# Frogs won't eat in Rubbermaid containers



## adamlane (Apr 7, 2014)

I often take my 2 dart frogs with me on 4-5 day trips as I am afraid of leaving them in my home terrarium for various reasons such as my apartment getting too hot in the summer (can't keep the AC on all the time), no reliable way of feeding them and no misting system. To transport them to my short-stay destination I house each of the two frogs in separate transparent Rubbermaid plastic containers (approx 1 gallon each). I do my best to make them comfortable with plenty of wet sphagnum moss, cocoa huts and magnolia leaf litter. I keep the temp comfortable while traveling in the car with the AC and provide some light (always indirect) while I am at my destination. The problem is that they won't eat fruit flies in their 'vacation Rubbermaid homes'. Does anyone have any suggestions on how I can get them to eat? Thanks very much!


----------



## JPP (Mar 25, 2015)

adamlane said:


> The problem is that they won't eat fruit flies in their 'vacation Rubbermaid homes'. Does anyone have any suggestions on how I can get them to eat? Thanks very much!


The obvious answer, would be to stop taking them on these trips. Constantly taking them out of their vivs for trips like this likely stresses them out, which can lead to them not eating. I really don't intend this to sound negative, but if this is a frequent occurrence perhaps you should reconsider your choice of pets? At least until your life circumstances change?


----------



## Dendrobait (May 29, 2005)

What species are they? I have transported darts many times and some species will eat very readily in transit in quite barren containers (imitator, tincs). Others not so much(pumilio). 

I think the best solution to this would be for them to live in those 1 gallon containers permanently.


----------



## adamlane (Apr 7, 2014)

Thanks for your reply. I have one azureus and one leucomelas. I thought perhaps I was keeping them too cool, which may decrease their appetite and ability to digest food.


----------



## pdfCrazy (Feb 28, 2012)

If you want to continue to keep these pets....I agree, taking them on trips is the WRONG decision. If your appartment is able to be kept in the right temperature range while you are there, why not while you are away? As long as your enclosures are set up correctly, being gone 4-5 days is nothing at all. Sometimes I dont feed for a week. Posibly a small window vented or portable A/C unit to control temps while you are away, most have built in thermostats.


----------



## Dendrobait (May 29, 2005)

Sounds good. 

Yeah, to be honest if this is going to be a frequent thing it would be better for the frogs to live in the "transport containers" full time. They are about the same size as froglet bins may people use. Temperatures can definitely be a factor.

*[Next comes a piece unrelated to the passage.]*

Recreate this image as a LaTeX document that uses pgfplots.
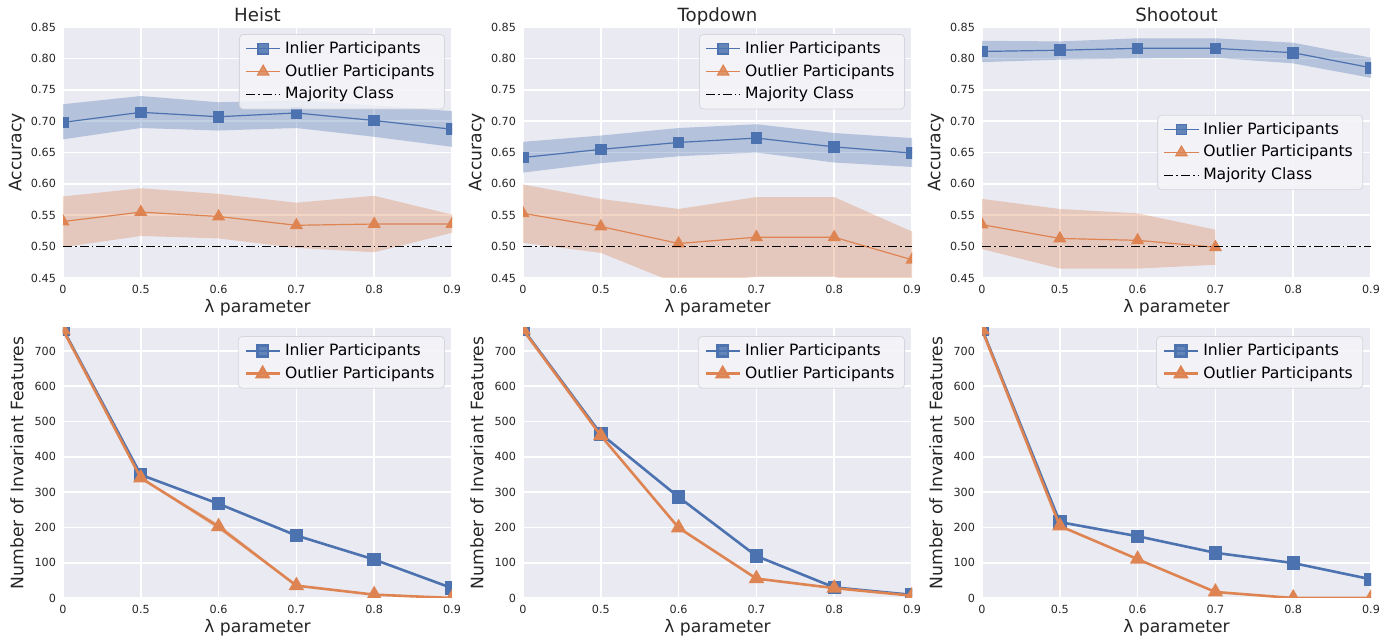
\documentclass[border=0pt]{standalone}
\usepackage{fontspec}
\setmainfont{DejaVu Sans}
\usepackage{pgfplots}
\pgfplotsset{compat=1.18}
\definecolor{sbblue}{HTML}{4C72B0}
\definecolor{sborange}{HTML}{DD8452}
\definecolor{sbbg}{HTML}{EAEAF2}
\definecolor{sbtext}{HTML}{262626}
\definecolor{legedge}{HTML}{D6D6DE}
\pgfplotsset{
  sbase/.style={
    scale only axis, width=194.5pt, anchor=south west,
    axis background/.style={fill=sbbg},
    axis line style={draw=none},
    major tick length=0pt,
    grid=major, major grid style={white, line width=0.8pt},
    clip marker paths=true,
    xmin=0, xmax=5, xtick={0,1,2,3,4,5},
    xticklabels={0,0.5,0.6,0.7,0.8,0.9},
    tick label style={font=\fontsize{5.6}{6.5}\selectfont, text=sbtext},
    label style={font=\fontsize{8.6}{10}\selectfont, text=sbtext},
    title style={font=\fontsize{9.1}{11}\selectfont, text=sbtext, anchor=base, yshift=2.5pt},
    every axis title shift=0pt,
    xlabel={λ parameter},
    xlabel style={at={(rel axis cs:0.5,0)}, anchor=center, yshift=-15pt},
    ylabel style={at={(rel axis cs:0,0.5)}, anchor=center, yshift=23pt},
    /pgf/number format/assume math mode=true,
    legend style={font=\fontsize{7.8}{9.4}\selectfont, fill=sbbg!50!white, fill opacity=0.85, text opacity=1,
      draw=legedge, rounded corners=2pt, row sep=3pt, inner xsep=3pt, inner ysep=3pt,
      nodes={inner ysep=0.5pt}},
    legend cell align=left,
  },
  acc/.style={sbase, height=125.5pt, ymin=0.45, ymax=0.85,
    ytick={0.45,0.50,0.55,0.60,0.65,0.70,0.75,0.80,0.85},
    yticklabel style={/pgf/number format/.cd, fixed, fixed zerofill, precision=2},
    ylabel={Accuracy}},
  feat/.style={sbase, height=135pt, ymin=0, ymax=765,
    ytick={0,100,200,300,400,500,600,700},
    ylabel={Number of Invariant Features}},
  inlA/.style={sbblue, line width=0.6pt, mark=square*, mark size=2.6pt, mark options={solid}},
  outA/.style={sborange, line width=0.6pt, mark=triangle*, mark size=3.2pt, mark options={solid}},
  inlB/.style={sbblue, line width=1.3pt, mark=square*, mark size=2.7pt, mark options={solid}},
  outB/.style={sborange, line width=1.3pt, mark=triangle*, mark size=3.2pt, mark options={solid}},
  bandB/.style={fill=sbblue, fill opacity=0.33, draw=none, forget plot},
  bandO/.style={fill=sborange, fill opacity=0.33, draw=none, forget plot},
  major/.style={black, line width=0.75pt, dash pattern=on 4.5pt off 1.5pt on 0.8pt off 1.5pt},
}
\begin{document}
\begin{tikzpicture}
\useasboundingbox (0,0) rectangle (700pt,320.5pt);
% ---------------- Heist accuracy
\begin{axis}[acc, at={(31.5pt,181.5pt)}, title={Heist},
  legend style={at={(0.982,0.972)}, anchor=north east}]
\addplot[bandB] coordinates {(0,0.727) (1,0.740) (2,0.730) (3,0.733) (4,0.725) (5,0.716)
  (5,0.659) (4,0.675) (3,0.689) (2,0.685) (1,0.689) (0,0.671)};
\addplot[bandO] coordinates {(0,0.580) (1,0.593) (2,0.584) (3,0.570) (4,0.581) (5,0.551)
  (5,0.522) (4,0.491) (3,0.498) (2,0.513) (1,0.517) (0,0.499)};
\addplot[inlA] coordinates {(0,0.698) (1,0.714) (2,0.707) (3,0.713) (4,0.701) (5,0.687)};
\addlegendentry{Inlier Participants}
\addplot[outA] coordinates {(0,0.540) (1,0.555) (2,0.548) (3,0.534) (4,0.536) (5,0.536)};
\addlegendentry{Outlier Participants}
\addplot[major] coordinates {(0,0.5) (5,0.5)};
\addlegendentry{Majority Class}
\end{axis}
% ---------------- Topdown accuracy
\begin{axis}[acc, at={(261.5pt,181.5pt)}, title={Topdown},
  legend style={at={(0.982,0.972)}, anchor=north east}]
\addplot[bandB] coordinates {(0,0.667) (1,0.677) (2,0.689) (3,0.695) (4,0.681) (5,0.673)
  (5,0.627) (4,0.634) (3,0.650) (2,0.644) (1,0.633) (0,0.618)};
\addplot[bandO] coordinates {(0,0.599) (1,0.576) (2,0.560) (3,0.579) (4,0.579) (5,0.524)
  (5,0.420) (4,0.452) (3,0.452) (2,0.440) (1,0.490) (0,0.506)};
\addplot[inlA] coordinates {(0,0.642) (1,0.655) (2,0.666) (3,0.673) (4,0.659) (5,0.649)};
\addlegendentry{Inlier Participants}
\addplot[outA] coordinates {(0,0.553) (1,0.532) (2,0.505) (3,0.515) (4,0.515) (5,0.479)};
\addlegendentry{Outlier Participants}
\addplot[major] coordinates {(0,0.5) (5,0.5)};
\addlegendentry{Majority Class}
\end{axis}
% ---------------- Shootout accuracy
\begin{axis}[acc, at={(491pt,181.5pt)}, title={Shootout},
  legend style={at={(0.98,0.5)}, anchor=east}]
\addplot[bandB] coordinates {(0,0.828) (1,0.827) (2,0.832) (3,0.832) (4,0.825) (5,0.801)
  (5,0.769) (4,0.792) (3,0.801) (2,0.800) (1,0.798) (0,0.794)};
\addplot[bandO] coordinates {(0,0.576) (1,0.560) (2,0.553) (3,0.527)
  (3,0.471) (2,0.465) (1,0.465) (0,0.496)};
\addplot[inlA] coordinates {(0,0.811) (1,0.813) (2,0.816) (3,0.816) (4,0.809) (5,0.785)};
\addlegendentry{Inlier Participants}
\addplot[outA] coordinates {(0,0.535) (1,0.513) (2,0.510) (3,0.499)};
\addlegendentry{Outlier Participants}
\addplot[major] coordinates {(0,0.5) (5,0.5)};
\addlegendentry{Majority Class}
\end{axis}
% ---------------- Heist features
\begin{axis}[feat, at={(31.5pt,21.5pt)},
  legend style={at={(0.982,0.97)}, anchor=north east}]
\addplot[bandO] coordinates {(1,342) (2,210) (3,38) (3,33) (2,194) (1,338)};
\addplot[inlB] coordinates {(0,762) (1,349) (2,267) (3,177) (4,109) (5,28)};
\addlegendentry{Inlier Participants}
\addplot[outB] coordinates {(0,760) (1,340) (2,202) (3,35) (4,9.5) (5,0)};
\addlegendentry{Outlier Participants}
\end{axis}
% ---------------- Topdown features
\begin{axis}[feat, at={(261.5pt,21.5pt)},
  legend style={at={(0.982,0.97)}, anchor=north east}]
\addplot[inlB] coordinates {(0,762) (1,465) (2,286) (3,119) (4,30) (5,9)};
\addlegendentry{Inlier Participants}
\addplot[outB] coordinates {(0,760) (1,460) (2,199) (3,55) (4,28) (5,6.6)};
\addlegendentry{Outlier Participants}
\end{axis}
% ---------------- Shootout features
\begin{axis}[feat, at={(491pt,21.5pt)},
  legend style={at={(0.98,0.97)}, anchor=north east}]
\addplot[inlB] coordinates {(0,762) (1,215) (2,175) (3,128) (4,99) (5,53)};
\addlegendentry{Inlier Participants}
\addplot[outB] coordinates {(0,760) (1,204) (2,110) (3,17) (4,0) (5,0)};
\addlegendentry{Outlier Participants}
\end{axis}
\end{tikzpicture}
\end{document}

I've had azureus visit classrooms and various places in little plastic containers. Slip fruitflies in and they usually start eating pretty readily...


----------



## Pumilo (Sep 4, 2010)

They are not eating because they are stressed. They are not happy frogs. If you are leaving flies in with obviously stressed frogs, they will become further stressed as the flies walk all over them. They have no escape.

Stressful events can weaken a frogs immune system. 
Now I'm going from memory here, but I believe Ed has taught us that those stress events tend to "stick" for about a month. I may be off a little bit on the timing, but it's pretty close to that. Stressful events can add up, further weakening the frog's immune system. Frogs can, and have, died from stressful events.

I'm of the opinion that you are better off to leave them at home, where they are comfortable. Feed them a normal amount of flies the day you leave, and again when you return. That span of time is nothing for a well fed frog. If it still worries you, you can seed the tank with microfauna that they can snack on.

Best of luck with whatever you decide.


----------



## adamlane (Apr 7, 2014)

Thanks very much for your input. Yes, I will leave them in their terrarium and not transport them from now on. I wasn't really taking them out often, but when I would visit my parents for a few days (a two hour car ride away) every other month, I thought that they were better off if I brought them with me instead of leaving them alone. But from everyone's input I gather that they are fine without eating for 4-5 days. I will just feed them generously prior to me leaving. Plus I have tons of springtails in their tank, so they should be okay.


----------